The third person narrative shifts between the perspectives of three Pakistani brothers. One Friday morning during Eid, they meet for breakfast before going to pray in three different locations since there’s no telling whether one of the mosques will get bombed.



The oldest brother is Aman Erum, who has just come back from studying in America. He is ambitious and has no desire to stick around in Mir Ali. When Aman Erum was a young man, his father Inayat Mahsud wanted him to carry on Inayat’s mission of fighting for this northwestern region’s full independence from the central Pakistan government so that it could become part of Afghanistan. Aman Erum had a relationship Samarra, a woman deeply committed to the independence movement. As Aman Erum grew up, he realized that he and his dreams would never fit into the provincial life he saw around him. Meanwhile, Samarra, already a taboo-breaking teenaged girl whose father taught her to ride a motorbike and shoot a gun, felt an increasing sense of urgency to free Mir Ali.

The middle brother is Sikandar, a doctor who had the choice of going abroad but instead chooses to practice medicine in the town’s rundown and underfunded hospital, where the only available medicines are expired antibiotics and vaccines. He is married to the depressed Mina. She was a psychologist in the same hospital as her husband but now spends her days attending the funerals of children she doesn’t know. Sikandar and Mina had a young son, Zalan, who was killed by a terrorist attack on the hospital. Unable to come to terms with what happened, Mina uses the funerals as a way of “finding” her own son while she prays, recites poem, and bathes the dead.

The youngest brother is idealistic and headstrong Hayat, who has picked up his father’s cause of fighting for independence. Hayat has now become involved with Samarra, and together they are part of the Mir Ali insurgent movement. However, Hayat’s connection to the freedom fighters, or terrorists, is not as strong as Samarra’s. Samarra is an up and coming leader, and she is fueled not by simple idealism but by rage and the need for vengeance. When she was younger, she was raped by soldiers from the Pakistani army. Since none of her attackers were punished, she is determined to be the one who punishes them.
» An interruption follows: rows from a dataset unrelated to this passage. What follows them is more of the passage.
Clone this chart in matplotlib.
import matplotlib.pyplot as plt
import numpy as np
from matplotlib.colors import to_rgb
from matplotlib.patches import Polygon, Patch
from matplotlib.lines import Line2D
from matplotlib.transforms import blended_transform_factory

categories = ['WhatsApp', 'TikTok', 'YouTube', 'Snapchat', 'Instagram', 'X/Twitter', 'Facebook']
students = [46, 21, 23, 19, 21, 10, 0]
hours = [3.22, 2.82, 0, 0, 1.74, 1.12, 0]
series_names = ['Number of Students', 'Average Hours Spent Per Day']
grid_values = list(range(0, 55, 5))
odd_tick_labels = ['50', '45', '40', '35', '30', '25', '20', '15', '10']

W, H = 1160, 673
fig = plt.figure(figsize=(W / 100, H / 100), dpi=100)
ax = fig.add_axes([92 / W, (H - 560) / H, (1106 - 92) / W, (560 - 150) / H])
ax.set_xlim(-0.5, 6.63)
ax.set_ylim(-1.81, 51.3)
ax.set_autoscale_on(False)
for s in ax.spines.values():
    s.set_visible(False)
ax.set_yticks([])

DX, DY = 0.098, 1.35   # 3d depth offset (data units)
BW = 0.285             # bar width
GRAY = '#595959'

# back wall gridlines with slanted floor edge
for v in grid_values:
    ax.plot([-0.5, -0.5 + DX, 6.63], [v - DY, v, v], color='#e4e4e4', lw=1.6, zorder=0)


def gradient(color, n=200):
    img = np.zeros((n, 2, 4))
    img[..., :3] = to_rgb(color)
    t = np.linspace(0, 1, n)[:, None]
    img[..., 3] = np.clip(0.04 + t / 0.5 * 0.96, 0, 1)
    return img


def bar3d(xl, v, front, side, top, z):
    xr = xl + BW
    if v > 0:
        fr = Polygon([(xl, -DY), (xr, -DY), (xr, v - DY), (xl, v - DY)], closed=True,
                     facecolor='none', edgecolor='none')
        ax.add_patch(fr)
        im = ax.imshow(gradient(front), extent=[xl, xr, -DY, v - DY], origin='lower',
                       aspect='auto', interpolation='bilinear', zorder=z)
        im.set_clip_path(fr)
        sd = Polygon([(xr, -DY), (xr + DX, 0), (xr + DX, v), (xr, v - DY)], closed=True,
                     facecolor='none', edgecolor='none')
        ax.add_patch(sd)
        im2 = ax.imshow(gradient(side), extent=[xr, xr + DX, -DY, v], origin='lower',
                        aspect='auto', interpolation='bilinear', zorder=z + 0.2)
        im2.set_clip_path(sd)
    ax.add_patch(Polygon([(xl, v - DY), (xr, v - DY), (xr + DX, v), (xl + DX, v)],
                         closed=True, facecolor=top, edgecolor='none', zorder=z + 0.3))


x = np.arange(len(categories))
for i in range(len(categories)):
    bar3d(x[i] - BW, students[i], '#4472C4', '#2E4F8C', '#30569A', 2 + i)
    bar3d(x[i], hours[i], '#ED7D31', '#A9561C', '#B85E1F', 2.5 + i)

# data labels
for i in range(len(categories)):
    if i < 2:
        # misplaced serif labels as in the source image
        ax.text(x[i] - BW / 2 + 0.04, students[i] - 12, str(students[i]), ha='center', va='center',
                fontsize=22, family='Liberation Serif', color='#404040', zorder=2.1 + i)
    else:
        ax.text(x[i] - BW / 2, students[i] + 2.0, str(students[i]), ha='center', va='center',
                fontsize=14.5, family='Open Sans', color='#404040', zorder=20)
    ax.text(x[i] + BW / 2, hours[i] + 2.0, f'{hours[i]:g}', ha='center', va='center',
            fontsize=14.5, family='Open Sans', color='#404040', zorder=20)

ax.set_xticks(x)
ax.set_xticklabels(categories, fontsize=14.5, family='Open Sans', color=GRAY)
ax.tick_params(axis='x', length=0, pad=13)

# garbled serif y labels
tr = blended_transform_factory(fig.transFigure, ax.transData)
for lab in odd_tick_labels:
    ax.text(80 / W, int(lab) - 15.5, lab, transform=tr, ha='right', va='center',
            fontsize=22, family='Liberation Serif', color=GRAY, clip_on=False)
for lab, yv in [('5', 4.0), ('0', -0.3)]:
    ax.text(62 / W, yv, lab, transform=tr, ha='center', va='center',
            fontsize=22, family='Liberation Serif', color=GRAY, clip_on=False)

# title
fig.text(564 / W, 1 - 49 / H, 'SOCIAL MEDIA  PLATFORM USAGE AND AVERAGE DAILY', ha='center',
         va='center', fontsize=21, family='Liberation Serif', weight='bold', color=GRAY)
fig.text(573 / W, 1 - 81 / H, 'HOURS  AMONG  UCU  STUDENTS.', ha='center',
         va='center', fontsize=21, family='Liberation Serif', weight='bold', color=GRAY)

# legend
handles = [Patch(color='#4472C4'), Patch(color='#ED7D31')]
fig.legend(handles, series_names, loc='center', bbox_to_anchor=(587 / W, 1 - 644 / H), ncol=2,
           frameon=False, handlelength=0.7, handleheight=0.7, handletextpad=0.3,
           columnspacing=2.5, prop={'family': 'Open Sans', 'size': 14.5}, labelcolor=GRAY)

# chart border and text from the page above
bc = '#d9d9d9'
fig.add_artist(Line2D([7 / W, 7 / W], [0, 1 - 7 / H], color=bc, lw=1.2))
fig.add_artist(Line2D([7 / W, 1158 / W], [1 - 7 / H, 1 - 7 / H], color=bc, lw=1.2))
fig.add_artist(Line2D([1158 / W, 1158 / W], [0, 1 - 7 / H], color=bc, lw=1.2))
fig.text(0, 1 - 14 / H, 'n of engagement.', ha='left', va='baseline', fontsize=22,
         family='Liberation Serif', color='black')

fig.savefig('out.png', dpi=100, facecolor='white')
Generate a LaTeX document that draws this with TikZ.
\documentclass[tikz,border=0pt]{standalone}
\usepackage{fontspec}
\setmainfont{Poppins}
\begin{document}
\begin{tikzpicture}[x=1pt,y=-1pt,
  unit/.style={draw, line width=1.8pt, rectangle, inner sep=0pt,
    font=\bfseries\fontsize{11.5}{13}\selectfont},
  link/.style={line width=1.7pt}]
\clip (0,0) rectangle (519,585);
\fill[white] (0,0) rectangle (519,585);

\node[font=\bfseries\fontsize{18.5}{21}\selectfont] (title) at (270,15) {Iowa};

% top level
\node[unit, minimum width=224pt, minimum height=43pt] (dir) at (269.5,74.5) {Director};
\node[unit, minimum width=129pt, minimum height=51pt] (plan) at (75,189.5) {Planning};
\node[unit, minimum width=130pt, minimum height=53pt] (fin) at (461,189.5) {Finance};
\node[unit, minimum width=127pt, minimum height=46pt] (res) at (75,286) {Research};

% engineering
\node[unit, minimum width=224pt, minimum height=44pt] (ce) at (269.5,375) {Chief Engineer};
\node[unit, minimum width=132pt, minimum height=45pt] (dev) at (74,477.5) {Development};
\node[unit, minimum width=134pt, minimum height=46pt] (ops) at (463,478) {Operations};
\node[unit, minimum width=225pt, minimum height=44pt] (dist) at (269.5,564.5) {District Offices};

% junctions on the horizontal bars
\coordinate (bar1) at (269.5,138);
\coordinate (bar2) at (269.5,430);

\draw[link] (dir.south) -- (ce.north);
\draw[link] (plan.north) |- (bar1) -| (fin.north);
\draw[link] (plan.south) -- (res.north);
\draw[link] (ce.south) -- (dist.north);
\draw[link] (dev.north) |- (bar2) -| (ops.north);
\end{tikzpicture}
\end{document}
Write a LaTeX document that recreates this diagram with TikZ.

After breakfast, Aman Erum takes a taxi to a mosque, Sikandar decides to check on the situation at the hospital, and Hayat rides off toward town on his motorbike. However, none of them are really doing what they said they would.

Aman Erum is increasingly desperate to find a way to leave Mir Ali for good, and Sikandar goes off to find Mina. Meanwhile, Hayat isn’t traveling alone. Along the way, he picks up Samarra, and the two are on their way to assassinate the Chief Minister. Although they try to ride covertly, Aman Erum sees Samarra get on Hayat’s bike and puts together the fact that they are planning an attack.

The novel ends with a lot of ambiguity. The attack is carried out, but it is unclear if the minister is indeed killed or if it is Hayat and Samarra who killed him. There is some suggestion that Hayat betrays her at the last moment. Aman Erum willing discloses his knowledge of Samarra’s ideas and loyalties to an intelligence officer in exchange for a student visa. As a result, Samarra is apprehended and presumably disappears into infinite military detention and torture.



The only character whose arc ends with hope rather than with either violence or a complete moral disintegration is Mina. During the chaos of the day and at one of the funerals, Mina finds her voice and confronts members of the Taliban about the attack on the hospital and the death of her son. There is no resolution, but there is a visible personal catharsis that bodes somewhat well for her future.

The novel has been praised for Bhutto’s descriptions and attention to detail but has been widely criticized for the very biased nature of her lens as she paints the Pakistani army with as black a brush as possible. The novel gives the benefit of the doubt to the Taliban and portrays life under their rule as one where women have many choices rather than stark and inflexible rules. Other critics point out that the novel doesn’t consider that Samarra’s actions could possibly be flawed as she is always considered a heroic freedom fighter and never a potential terrorist.